My conscious mind had dropped out of the meditation for a few minutes after the emotion exploration. When I woke up enough to hear consciously again, Stella invited us to allow the emotion to take a visual form in our mind’s eye.
Probably because my conscious mind was so relaxed, an image immediately leapt to mind — I saw myself as a child. She then asked us to interact with the person or image we saw, ask it for its wisdom.
The wisdom this child-like version of myself offered came not in words or images, but crashed upon me in a huge wave of knowing — she was my own vulnerability, loneliness, feelings of unwanted-ness that I mostly try to escape in my conscious life.
The emotion I had chosen was unworthiness. I had alternated between unworthiness and worthiness. I had rested in what those two opposites felt like. Unworthiness was far more familiar and comfortable that experiencing its opposite, worthiness.

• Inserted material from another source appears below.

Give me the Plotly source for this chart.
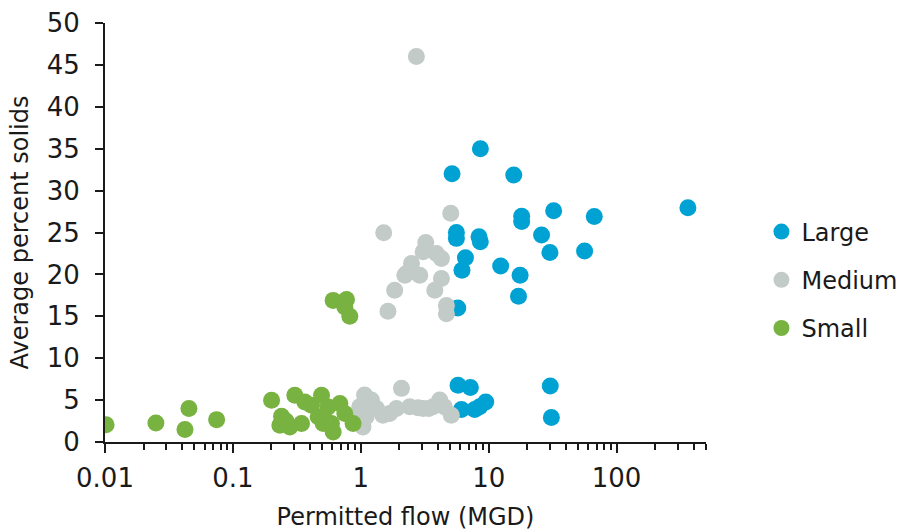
import plotly.graph_objects as go

# Large facilities
large_x = [5.17, 8.61, 15.7, 18.1, 18.1, 32.2, 66.9, 361, 5.59, 5.59, 8.4, 8.6, 25.9, 30.1,
           56.2, 6.58, 6.18, 12.4, 17.6, 17.1, 5.73, 5.76, 7.19, 6.12, 7.77, 8.5, 9.48, 30.3, 30.9]
large_y = [32.0, 35.0, 31.85, 26.95, 26.3, 27.6, 26.9, 27.95, 25.0, 24.3, 24.5, 23.9, 24.7, 22.6,
           22.8, 22.0, 20.5, 21.0, 19.9, 17.4, 16.0, 6.77, 6.5, 3.87, 3.87, 4.2, 4.78, 6.69, 2.91]

# Medium facilities
medium_x = [2.72, 5.05, 1.51, 3.22, 3.07, 3.9, 4.27, 2.49, 2.27, 2.21, 2.89, 4.27, 1.84, 3.79,
            1.63, 4.67, 4.67, 2.08, 1.07, 1.21, 0.98, 1.1, 1.04, 1.49, 1.33, 1.68, 1.9, 2.41,
            3.07, 3.67, 4.14, 5.1, 1.15, 2.8, 3.4, 4.5, 1.0]
medium_y = [46.0, 27.3, 24.96, 23.8, 22.7, 22.5, 21.9, 21.3, 20.1, 19.9, 19.9, 19.5, 18.1, 18.1,
            15.6, 16.3, 15.3, 6.4, 5.6, 5.0, 4.2, 3.0, 1.8, 3.2, 4.0, 3.4, 4.0, 4.2,
            4.0, 4.2, 5.0, 3.2, 4.6, 4.1, 4.0, 4.2, 3.5]

# Small facilities
small_x = [0.0102, 0.025, 0.0453, 0.0422, 0.0746, 0.2006, 0.24, 0.233, 0.279, 0.305, 0.344,
           0.365, 0.412, 0.493, 0.464, 0.508, 0.555, 0.608, 0.59, 0.686, 0.75, 0.87, 0.608,
           0.773, 0.75, 0.82, 0.53, 0.26]
small_y = [2.07, 2.27, 3.99, 1.48, 2.67, 4.98, 3.07, 2.0, 1.8, 5.58, 2.2,
           4.78, 4.38, 5.58, 3.0, 2.2, 4.18, 1.19, 2.2, 4.58, 3.39, 2.2, 16.9,
           17.0, 16.1, 15.0, 2.6, 2.5]

x_tick_vals = [0.01, 0.1, 1, 10, 100]
x_tick_text = ["0.01", "0.1", "1", "10", "100"]
x_minor_vals = [m * d for d in [0.01, 0.1, 1, 10, 100] for m in range(2, 10) if m * d <= 500]

FONT = "DejaVu Sans"
INK = "#1a1a1a"

fig = go.Figure()
series = [("Large", large_x, large_y, "#00A2D3"),
          ("Medium", medium_x, medium_y, "#C2CBC7"),
          ("Small", small_x, small_y, "#78B241")]
for name, xs, ys, col in series:
    fig.add_trace(go.Scatter(x=xs, y=ys, mode="markers", name=name, legendgroup=name,
                             marker=dict(size=17, color=col, line=dict(width=0))))

fig.update_layout(
    width=899, height=531,
    margin=dict(l=105, r=193, t=23, b=89, autoexpand=False),
    paper_bgcolor="white", plot_bgcolor="white",
    font=dict(family=FONT, size=24, color=INK),
    showlegend=True,
    legend=dict(xref="container", yref="container", x=0.847, y=0.4727,
                xanchor="left", yanchor="middle",
                font=dict(family=FONT, size=24, color=INK),
                tracegroupgap=14, itemwidth=30, bgcolor="rgba(0,0,0,0)"),
)
fig.update_xaxes(type="log", range=[-2, 2.69897], showgrid=False, zeroline=False,
                 automargin=False,
                 showline=True, linecolor=INK, linewidth=2,
                 tickmode="array", tickvals=x_tick_vals, ticktext=x_tick_text,
                 ticks="outside", ticklen=9, tickwidth=2, tickcolor=INK,
                 ticklabelstandoff=3,
                 tickfont=dict(family=FONT, size=26, color=INK),
                 minor=dict(tickmode="array", tickvals=x_minor_vals, ticks="outside",
                            ticklen=6, tickwidth=1.5, tickcolor=INK),
                 title=dict(text="Permitted flow (MGD)", standoff=19,
                            font=dict(family=FONT, size=24, color=INK)))
fig.update_yaxes(range=[0, 50], dtick=5, showgrid=False, zeroline=False,
                 automargin=False,
                 showline=True, linecolor=INK, linewidth=2,
                 ticks="outside", ticklen=8, tickwidth=2, tickcolor=INK,
                 ticklabelstandoff=10,
                 tickfont=dict(family=FONT, size=26, color=INK),
                 title=dict(text="Average percent solids", standoff=11,
                            font=dict(family=FONT, size=24, color=INK)))

fig.write_html("out.html")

The waves of knowing continued to crash upon me. If we are able to accept ourselves as that vulnerable, hurting and lonely child, and are willing to sit with her in all that glorious mess of conflicting emotions, we are only then able to embrace others in their limited and conflicted selves. We can even learn to recognize the beauty and strength that lies on the sunny side of that shadow.
I did not rush to class that morning to have a life-altering revelation. I just wanted to rest. But, that’s when the practice always opens up so much more for me (for all of us really) when we are not expecting it. This is why we engage in these practices for weeks, months, years. We can rest into the practice long enough for the layers of our mind begin to peel back like an onion.
THIS is the place where compassion gets formed: in the place where we develop comfort and even reverence for our messy, conflicted selves. Those shadows always have a bright side, a place from which our giftedness grows. They can then flourish when in ourselves and other when we accept ourselves — vulnerability, flaws and all.
So I ask, what spiritual practice helps you engage your messiness, your conflicts, your unpleasant emotions? Do you have a practice and faithful guides who help you along the way? If you do not, what practices can you begin to incorporate?